§ Stated exercise: Would you return the run of lines that starts at the one with "What Bokeh code" and ends at the one with "left_axis.axis_label_standoff = 5", ends included, exactly as written and without the images?

==== Material ====

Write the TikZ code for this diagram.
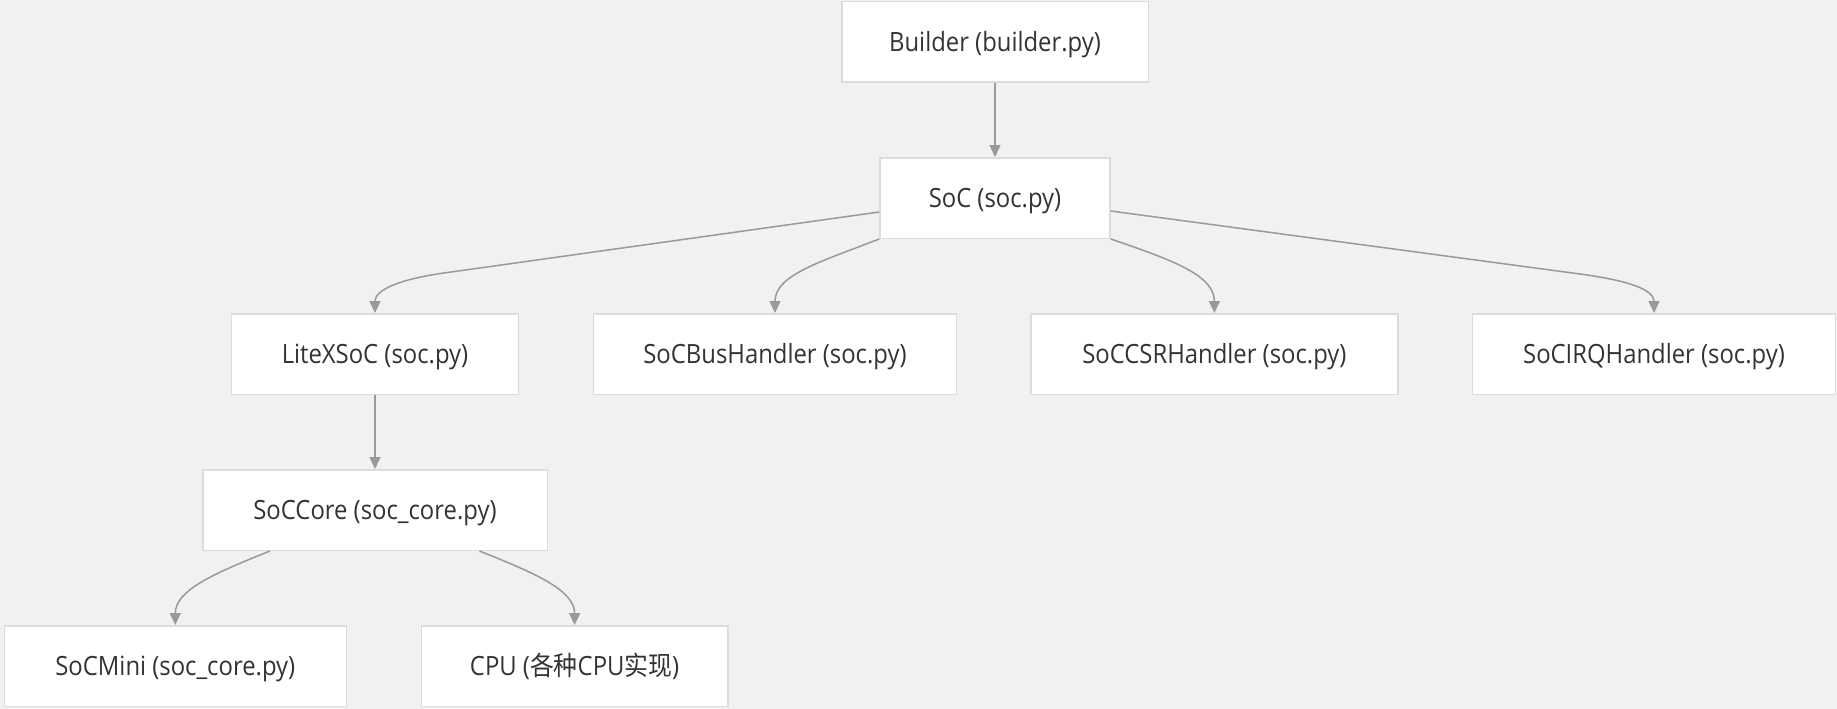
\documentclass[tikz,border=0pt]{standalone}
\usepackage{fontspec}
\setmainfont{Open Sans}[FakeStretch=0.9]
\newfontfamily\cjk{Noto Sans CJK SC}[FakeStretch=0.9]
\usetikzlibrary{arrows.meta}
\definecolor{bgc}{RGB}{242,241,240}
\definecolor{boxborder}{RGB}{220,220,220}
\definecolor{edgec}{RGB}{153,153,153}
\definecolor{txtc}{RGB}{51,51,51}
\tikzset{
  mbox/.style={draw=boxborder, line width=1.5pt, fill=white, rectangle,
    minimum height=80.5pt, inner sep=0pt, text=txtc,
    text height=20pt, text depth=1.1pt,
    font=\fontsize{26.5pt}{30pt}\selectfont},
  conn/.style={draw=edgec, line width=1.5pt,
    -{Triangle[length=12pt,width=11pt]}, fill=none},
}
\begin{document}
\begin{tikzpicture}[x=1pt,y=-1pt]
\fill[bgc] (0,0) rectangle (1837,709);
\useasboundingbox (0,0) rectangle (1837,709);

\node[mbox, minimum width=306.5pt] (builder) at (995,42) {Builder (builder.py)};
\node[mbox, minimum width=230pt] (soc) at (995,198) {SoC (soc.py)};
\node[mbox, minimum width=287pt] (litex) at (375,354) {LiteXSoC (soc.py)};
\node[mbox, minimum width=363.4pt] (bus) at (775,354) {SoCBusHandler (soc.py)};
\node[mbox, minimum width=366.8pt] (csr) at (1214.4,354) {SoCCSRHandler (soc.py)};
\node[mbox, minimum width=363pt] (irq) at (1654,354) {SoCIRQHandler (soc.py)};
\node[mbox, minimum width=344.5pt] (core) at (375,510) {SoCCore (soc\_core.py)};
\node[mbox, minimum width=342pt] (mini) at (175.3,666) {SoCMini (soc\_core.py)};
\node[mbox, minimum width=306.7pt] (cpu) at (574.6,666) {CPU ({\cjk 各种}CPU{\cjk 实现})};

\coordinate (socL) at ([yshift=-14pt]soc.west);
\coordinate (socR) at ([yshift=-13pt]soc.east);
\coordinate (litexbend) at (444,273);
\coordinate (irqbend) at (1580,274);
\coordinate (coreL) at ([xshift=-105pt]core.south);
\coordinate (coreR) at ([xshift=104.5pt]core.south);

\draw[conn] (builder.south) -- (soc.north);
\draw[conn] (socL) -- (litexbend) .. controls (399,279.3) and (375,290) .. (litex.north);
\draw[conn] (soc.south west) .. controls (820,262) and (775,275) .. (bus.north);
\draw[conn] (soc.south east) .. controls (1172,260) and (1214.4,275) .. (csr.north);
\draw[conn] (socR) -- (irqbend) .. controls (1630,280.7) and (1654,290) .. (irq.north);
\draw[conn] (litex.south) -- (core.north);
\draw[conn] (coreL) .. controls (215,573) and (175.3,590) .. (mini.north);
\draw[conn] (coreR) .. controls (534.5,573) and (574.6,590) .. (cpu.north);
\end{tikzpicture}
\end{document}
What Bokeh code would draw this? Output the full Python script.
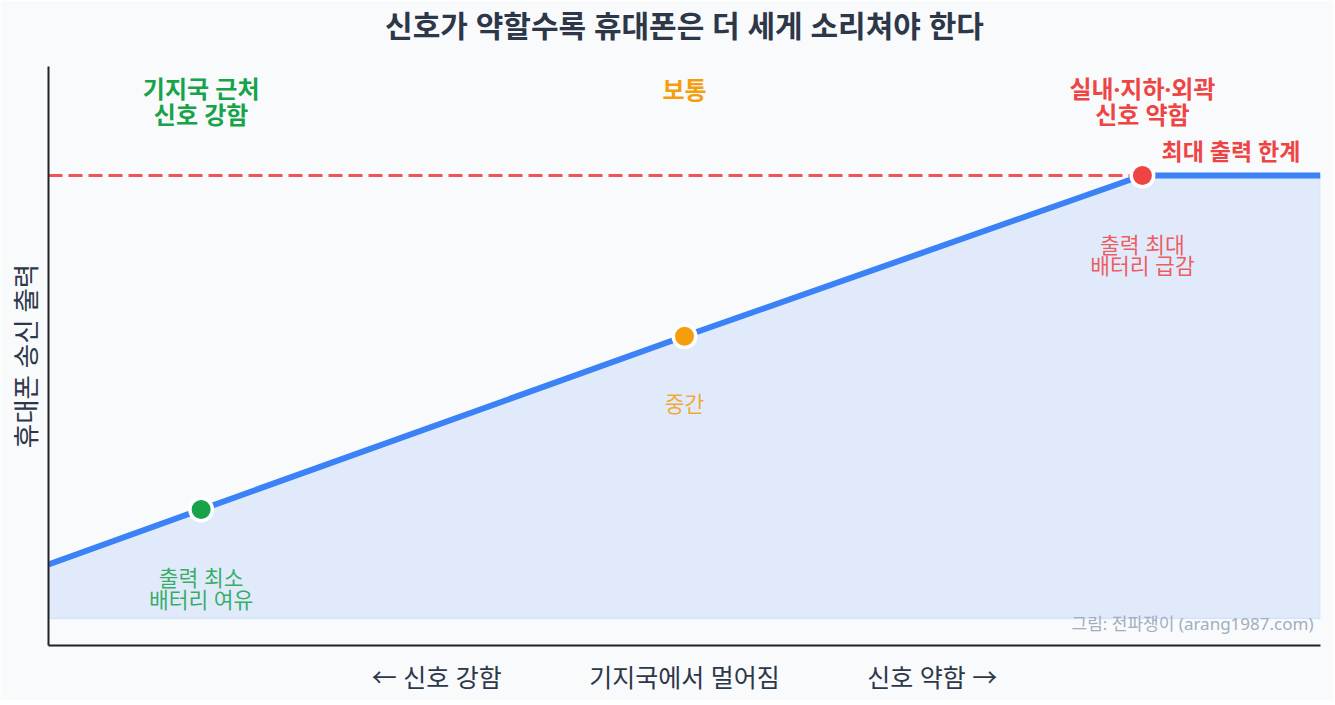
from bokeh.plotting import figure
from bokeh.models import Range1d, FixedTicker, LinearAxis
from bokeh.core.properties import value
from bokeh.embed import file_html
from bokeh.resources import INLINE

FONT = "'Noto Sans', 'Noto Sans CJK KR', sans-serif"

# ---- data ----
distance = [0, 12, 50, 86, 100]          # distance from base station (relative)
tx_power = [12.2, 24.6, 63.7, 100, 100]  # phone transmit power (relative)
max_power = 100

point_x = [12, 50, 86]
point_y = [24.6, 63.7, 100]
point_colors = ["#16a34a", "#f59e0b", "#ef4444"]

zone_labels = ["기지국 근처", "신호 강함", "보통", "실내·지하·외곽", "신호 약함"]
zone_x = [12, 12, 50, 86, 86]
zone_y = [119.6, 113.7, 119.3, 119.6, 113.7]
zone_colors = ["#16a34a", "#16a34a", "#f59e0b", "#ef4444", "#ef4444"]

note_labels = ["출력 최소", "배터리 여유", "중간", "출력 최대", "배터리 급감"]
note_x = [12, 12, 50, 86, 86]
note_y = [9.2, 4.3, 48.5, 84.5, 79.6]
note_colors = ["#16a34a", "#16a34a", "#f59e0b", "#ef4444", "#ef4444"]

limit_label = "최대 출력 한계"
limit_x, limit_y = 92.96, 105.6
credit = "그림: 전파쟁이 (arang1987.com)"
credit_x, credit_y = 99.45, -1.2
title_text = "신호가 약할수록 휴대폰은 더 세게 소리쳐야 한다"
GAP = "\u2003\u2003\u2003\u2002"
xlabel = "← 신호 강함" + GAP + "기지국에서 멀어짐" + GAP + "신호 약함 →"
ylabel = "휴대폰 송신 출력"

BG = "#f8fafc"

p = figure(width=1333, height=700, output_backend="svg", toolbar_location=None,
           x_range=Range1d(0, 100), y_range=Range1d(-6.1, 124.6),
           min_border_left=48, min_border_right=13, min_border_top=66, min_border_bottom=55)
p.background_fill_color = BG
p.border_fill_color = BG
p.outline_line_color = None
p.grid.visible = False

bottom_axis = p.below[0]
left_axis = p.left[0]

for ax in (bottom_axis, left_axis):
    ax.ticker = FixedTicker(ticks=[])
    ax.major_tick_line_color = None
    ax.minor_tick_line_color = None
    ax.axis_line_color = "#222222"
    ax.axis_line_width = 2
    ax.axis_label_text_font = FONT
    ax.axis_label_text_font_style = "normal"
    ax.axis_label_text_color = "#2d3748"
bottom_axis.axis_label = xlabel
bottom_axis.axis_label_text_font_size = "25px"
bottom_axis.axis_label_standoff = 14
left_axis.axis_label = ylabel
left_axis.axis_label_text_font_size = "26.5px"
left_axis.axis_label_standoff = 5

# title drawn as the label of an empty top axis (keeps the plot frame where it belongs)
top_axis = LinearAxis(ticker=FixedTicker(ticks=[]), axis_line_color=None,
                      major_tick_line_color=None, minor_tick_line_color=None,
                      axis_label=title_text, axis_label_standoff=21,
                      axis_label_text_font=FONT, axis_label_text_font_size="30px",
                      axis_label_text_font_style="bold", axis_label_text_color="#2d3748")
p.add_layout(top_axis, "above")

# fill under curve
p.patch(x=distance + [distance[-1], distance[0]], y=tx_power + [0, 0],
        fill_color="#3b82f6", fill_alpha=0.13, line_color="#3b82f6", line_alpha=0.12, line_width=1.5)

# max power dashed line
p.line(x=[0, point_x[-1]], y=[max_power, max_power], line_color="#ef4444", line_alpha=0.9,
       line_width=3, line_dash="14 6")

# power curve
p.line(x=distance, y=tx_power, line_color="#3b82f6", line_width=6)

# points
p.scatter(x=point_x, y=point_y, size=22.5, fill_color=point_colors, line_color="white", line_width=3.5)

# zone labels
p.text(x=zone_x, y=zone_y, text=zone_labels, text_color=zone_colors, text_font=value(FONT),
       text_font_size="24px", text_font_style="bold", text_align="center", text_baseline="middle")

# notes
p.text(x=note_x, y=note_y, text=note_labels, text_color=note_colors, text_alpha=0.85,
       text_font=value(FONT), text_font_size="21.5px", text_align="center", text_baseline="middle")

# limit label
p.text(x=[limit_x], y=[limit_y], text=[limit_label], text_color="#ef4444", text_font=value(FONT),
       text_font_size="23px", text_font_style="bold", text_align="center", text_baseline="middle")

# credit
p.text(x=[credit_x], y=[credit_y], text=[credit], text_color="#a0aec0", text_font=value(FONT),
       text_font_size="17px", text_align="right", text_baseline="middle")

open("out.html", "w").write(file_html(p, INLINE))
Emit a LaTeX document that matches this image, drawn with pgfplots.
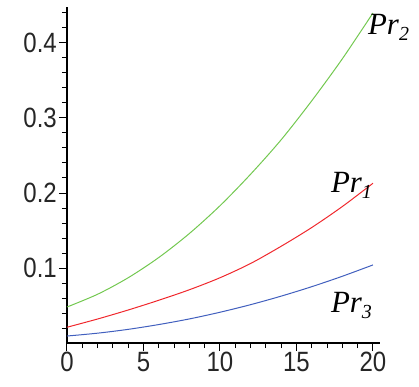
\documentclass[border=0pt]{standalone}
\usepackage{fontspec}
\setmainfont{Liberation Sans}
\newfontfamily\tickfont[FakeStretch=0.86]{Liberation Sans}
\newfontfamily\lblfont{Liberation Serif}
\usepackage{pgfplots}
\pgfplotsset{compat=1.18}
\definecolor{cgreen}{RGB}{115,200,80}
\definecolor{cred}{RGB}{240,40,45}
\definecolor{cblue}{RGB}{65,95,190}
\newcommand{\PrLbl}[1]{{\lblfont\fontsize{31}{31}\selectfont\itshape Pr\raisebox{-6bp}{\fontsize{20}{20}\selectfont #1}}}
\begin{document}
\begin{tikzpicture}
\begin{axis}[
  scale only axis,
  width=313bp, height=336bp,
  xmin=0, xmax=20.46, ymin=0, ymax=0.448,
  axis lines*=left,
  axis line style={black, line width=1.2bp},
  clip=false,
  xtick={0,5,10,15,20},
  xticklabels={0,5,10,15,20},
  ytick={0.1,0.2,0.3,0.4},
  yticklabels={0.1,0.2,0.3,0.4},
  minor xtick={1,2,3,4,6,7,8,9,11,12,13,14,16,17,18,19},
  minor ytick={0.02,0.04,0.06,0.08,0.12,0.14,0.16,0.18,0.22,0.24,0.26,0.28,0.32,0.34,0.36,0.38,0.42,0.44},
  tick align=outside,
  major tick length=8bp,
  minor tick length=5bp,
  every tick/.style={black, line width=1bp},
  every minor tick/.style={black, line width=1bp},
  ticklabel style={font=\tickfont\fontsize{28}{28}\selectfont, text=black!85},
  yticklabel style={inner sep=2bp},
  xticklabel style={inner sep=1bp},
]
\addplot[cgreen, line width=1bp, smooth] coordinates {
 (0,0.048) (2,0.065) (4,0.087) (6,0.114) (8,0.146) (10,0.183)
 (12,0.225) (14,0.271) (16,0.323) (18,0.379) (20,0.440)};
\addplot[cred, line width=1bp, smooth] coordinates {
 (0,0.021) (2,0.032) (4,0.044) (6,0.057) (8,0.071) (10,0.087)
 (12,0.106) (14,0.129) (16,0.154) (18,0.182) (20,0.213)};
\addplot[cblue, line width=1bp, smooth] coordinates {
 (0,0.0093) (2,0.0131) (4,0.0182) (6,0.0246) (8,0.0321) (10,0.0410)
 (12,0.0511) (14,0.0625) (16,0.0751) (18,0.0890) (20,0.1041)};
\node[anchor=base west, inner sep=0pt] at (axis cs:19.67,0.411) {\PrLbl{2}};
\node[anchor=base west, inner sep=0pt] at (axis cs:17.25,0.201) {\PrLbl{\itshape 1}};
\node[anchor=base west, inner sep=0pt] at (axis cs:17.25,0.041) {\PrLbl{\itshape 3}};
\coordinate (O) at (axis cs:0,0);
\end{axis}
\path[use as bounding box] ([shift={(-67bp,-44bp)}]O) rectangle ([shift={(352bp,343bp)}]O);
\end{tikzpicture}
\end{document}
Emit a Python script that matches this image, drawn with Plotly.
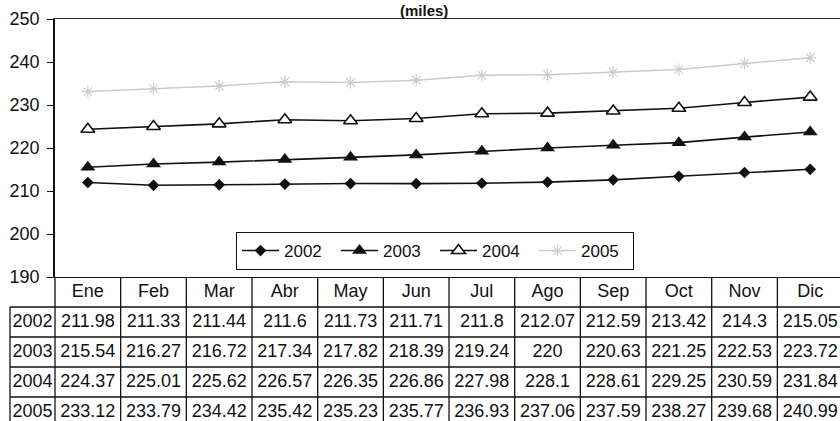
import plotly.graph_objects as go

# ---- data -----------------------------------------------------------------
months = ["Ene", "Feb", "Mar", "Abr", "May", "Jun",
          "Jul", "Ago", "Sep", "Oct", "Nov", "Dic"]
years = ["2002", "2003", "2004", "2005"]

v2002 = [211.98, 211.33, 211.44, 211.6, 211.73, 211.71,
         211.8, 212.07, 212.59, 213.42, 214.3, 215.05]
v2003 = [215.54, 216.27, 216.72, 217.34, 217.82, 218.39,
         219.24, 220, 220.63, 221.25, 222.53, 223.72]
v2004 = [224.37, 225.01, 225.62, 226.57, 226.35, 226.86,
         227.98, 228.1, 228.61, 229.25, 230.59, 231.84]
v2005 = [233.12, 233.79, 234.42, 235.42, 235.23, 235.77,
         236.93, 237.06, 237.59, 238.27, 239.68, 240.99]
series = [v2002, v2003, v2004, v2005]

y_ticks = [190, 200, 210, 220, 230, 240, 250]

# ---- geometry (pixels) ----------------------------------------------------
W, H = 840, 421
PLOT_L = 55        # left edge of plot area and of the first month column
LABEL_L = 10       # left edge of the row-label column of the table
COL = 65.67        # width of one month column
Y_TOP, Y_AXIS = 19, 277   # vertical position of 250 and 190
ROW = 30           # table row height

x_hi = -0.5 + (W - PLOT_L) / COL
x2_lo = -0.5 - PLOT_L / COL
lab_left = x2_lo + LABEL_L / COL
lab_mid = x2_lo + (LABEL_L + PLOT_L) / 2 / COL
y_split = (H - Y_AXIS) / H
y_top = (H - Y_TOP) / H
rows_shown = (H - Y_AXIS) / ROW

FONT = "Liberation Sans, Arial, sans-serif"

styles = [
    dict(line=dict(color="#111", width=1.6),
         marker=dict(symbol="diamond", size=9, color="#111")),
    dict(line=dict(color="#111", width=1.6),
         marker=dict(symbol="triangle-up", size=13, color="#111")),
    dict(line=dict(color="#111", width=1.6),
         marker=dict(symbol="triangle-up", size=12, color="white",
                     line=dict(color="#111", width=1.6))),
    dict(line=dict(color="#cccccc", width=1.5),
         marker=dict(symbol="asterisk-open", size=10, color="#cccccc",
                     line=dict(color="#cccccc", width=1.2))),
]

fig = go.Figure()
idx = list(range(len(months)))

for name, vals, st in zip(years, series, styles):
    fig.add_trace(go.Scatter(x=idx, y=vals, name=name, mode="lines+markers",
                             xaxis="x", yaxis="y", cliponaxis=False, **st))

# ---- data table under the chart -------------------------------------------
gx, gy = [], []
# horizontal rules
gx += [-0.5, x_hi + 1, None]
gy += [0, 0, None]
for r in range(1, len(years) + 2):
    gx += [lab_left, x_hi + 1, None]
    gy += [r, r, None]
# vertical rules
for k in range(len(months) + 1):
    gx += [k - 0.5, k - 0.5, None]
    gy += [0, rows_shown + 1, None]
gx += [lab_left, lab_left, None]
gy += [1, rows_shown + 1, None]

fig.add_trace(go.Scatter(x=gx, y=gy, mode="lines", xaxis="x2", yaxis="y2",
                         line=dict(color="#111", width=1.3),
                         hoverinfo="skip", showlegend=False))

tx, ty, tt = [], [], []
for k, m in enumerate(months):
    tx.append(k); ty.append(0.5); tt.append(m)
for r, (yr, vals) in enumerate(zip(years, series), start=1):
    tx.append(lab_mid); ty.append(r + 0.5); tt.append(yr)
    for k, v in enumerate(vals):
        tx.append(k); ty.append(r + 0.5); tt.append(f"{v:g}")

fig.add_trace(go.Scatter(x=tx, y=ty, text=tt, mode="text", xaxis="x2", yaxis="y2",
                         textposition="middle center",
                         textfont=dict(family=FONT, size=18, color="#111"),
                         hoverinfo="skip", showlegend=False))

fig.update_layout(
    width=W, height=H,
    margin=dict(l=0, r=0, t=0, b=0, pad=0, autoexpand=False),
    paper_bgcolor="white", plot_bgcolor="white",
    font=dict(family=FONT, color="#111"),
    xaxis=dict(domain=[PLOT_L / W, 1], range=[-0.5, x_hi], anchor="y",
               showticklabels=False, ticks="", showgrid=False, zeroline=False,
               showline=True, mirror=True, linecolor="#333", linewidth=1.2,
               automargin=False),
    yaxis=dict(domain=[y_split, y_top], range=[190, 250], anchor="x",
               tickvals=y_ticks, ticks="outside", ticklen=6, tickwidth=1.3,
               tickcolor="#111", ticklabelstandoff=4,
               tickfont=dict(family=FONT, size=18, color="#111"),
               showgrid=False, zeroline=False, automargin=False,
               showline=True, linecolor="#111", linewidth=1.5),
    xaxis2=dict(domain=[0, 1], range=[x2_lo, x_hi], anchor="y2", visible=False,
                automargin=False),
    yaxis2=dict(domain=[0, y_split], range=[rows_shown, 0], anchor="x2",
                visible=False, automargin=False),
    legend=dict(orientation="h", x=236 / W, y=(H - 251) / H,
                xanchor="left", yanchor="middle",
                bgcolor="white", bordercolor="#111", borderwidth=1,
                font=dict(family=FONT, size=17, color="#111"),
                itemwidth=37, entrywidth=47, entrywidthmode="pixels"),
    annotations=[dict(text="<b>(miles)</b>", xref="paper", yref="paper",
                      x=424 / W, y=1, xanchor="center", yanchor="top",
                      showarrow=False,
                      font=dict(family=FONT, size=15, color="#111"))],
    showlegend=True,
)

fig.write_html("out.html")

====

§ Answer for the task:
What Bokeh code would draw this? Output the full Python script.
from bokeh.plotting import figure
from bokeh.models import Range1d, FixedTicker, LinearAxis
from bokeh.core.properties import value
from bokeh.embed import file_html
from bokeh.resources import INLINE

FONT = "'Noto Sans', 'Noto Sans CJK KR', sans-serif"

# ---- data ----
distance = [0, 12, 50, 86, 100]          # distance from base station (relative)
tx_power = [12.2, 24.6, 63.7, 100, 100]  # phone transmit power (relative)
max_power = 100

point_x = [12, 50, 86]
point_y = [24.6, 63.7, 100]
point_colors = ["#16a34a", "#f59e0b", "#ef4444"]

zone_labels = ["기지국 근처", "신호 강함", "보통", "실내·지하·외곽", "신호 약함"]
zone_x = [12, 12, 50, 86, 86]
zone_y = [119.6, 113.7, 119.3, 119.6, 113.7]
zone_colors = ["#16a34a", "#16a34a", "#f59e0b", "#ef4444", "#ef4444"]

note_labels = ["출력 최소", "배터리 여유", "중간", "출력 최대", "배터리 급감"]
note_x = [12, 12, 50, 86, 86]
note_y = [9.2, 4.3, 48.5, 84.5, 79.6]
note_colors = ["#16a34a", "#16a34a", "#f59e0b", "#ef4444", "#ef4444"]

limit_label = "최대 출력 한계"
limit_x, limit_y = 92.96, 105.6
credit = "그림: 전파쟁이 (arang1987.com)"
credit_x, credit_y = 99.45, -1.2
title_text = "신호가 약할수록 휴대폰은 더 세게 소리쳐야 한다"
GAP = "\u2003\u2003\u2003\u2002"
xlabel = "← 신호 강함" + GAP + "기지국에서 멀어짐" + GAP + "신호 약함 →"
ylabel = "휴대폰 송신 출력"

BG = "#f8fafc"

p = figure(width=1333, height=700, output_backend="svg", toolbar_location=None,
           x_range=Range1d(0, 100), y_range=Range1d(-6.1, 124.6),
           min_border_left=48, min_border_right=13, min_border_top=66, min_border_bottom=55)
p.background_fill_color = BG
p.border_fill_color = BG
p.outline_line_color = None
p.grid.visible = False

bottom_axis = p.below[0]
left_axis = p.left[0]

for ax in (bottom_axis, left_axis):
    ax.ticker = FixedTicker(ticks=[])
    ax.major_tick_line_color = None
    ax.minor_tick_line_color = None
    ax.axis_line_color = "#222222"
    ax.axis_line_width = 2
    ax.axis_label_text_font = FONT
    ax.axis_label_text_font_style = "normal"
    ax.axis_label_text_color = "#2d3748"
bottom_axis.axis_label = xlabel
bottom_axis.axis_label_text_font_size = "25px"
bottom_axis.axis_label_standoff = 14
left_axis.axis_label = ylabel
left_axis.axis_label_text_font_size = "26.5px"
left_axis.axis_label_standoff = 5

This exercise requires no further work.